A team of Russian hackers have carried out the biggest username and password heist ever to come to light. As the New York Times reports, the hackers stole 1.2 billion names and passwords and 500 email addresses from some of the world's biggest companies. Computer security experts are being tight-lipped about which companies were affected, but as many as 420,000 sites were hit, says the Times.
This name and password cache is the largest to date, but it's certainly not the only recent mass hacking. As Smart News has written previously, some large companies, like Facebook, have to try to fend off hundreds of thousands of hacking attempts every day.
Every time something like this happens we're told to change our passwords, and given a long list of best practices to follow: don't make them too simple; don't reuse passwords from site to site; use long strings of random digits, the longer the better. It's all a bit much.
Differing opinions abound on what should replace user-generated passwords. Some people think two-factor authentication is the way to go; others want a physical device that works as a key. But before we can phase out passwords completely, we'll all still need to keep using them. Over at Pacific Standard they've highlighted a different approach to generating super-strong passwords.

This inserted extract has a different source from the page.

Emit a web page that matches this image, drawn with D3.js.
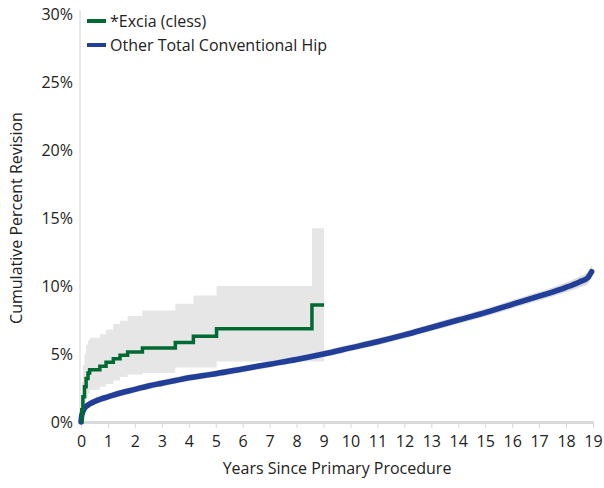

Known as a “GeoGraphical” password, this approach has you click on a specific spot on a map to log in, rather than typing a string of characters. The video above from ZSS, the company behind the concept, shows how it works. Using the app you can make super strong 256-character random passwords just by clicking the location of your favorite restaurant or that place you went camping two summers ago. Changing your long password is as easy as picking a new spot on the map.
ZSS GeoGraphical password application is currently out in a still-under-construction beta form.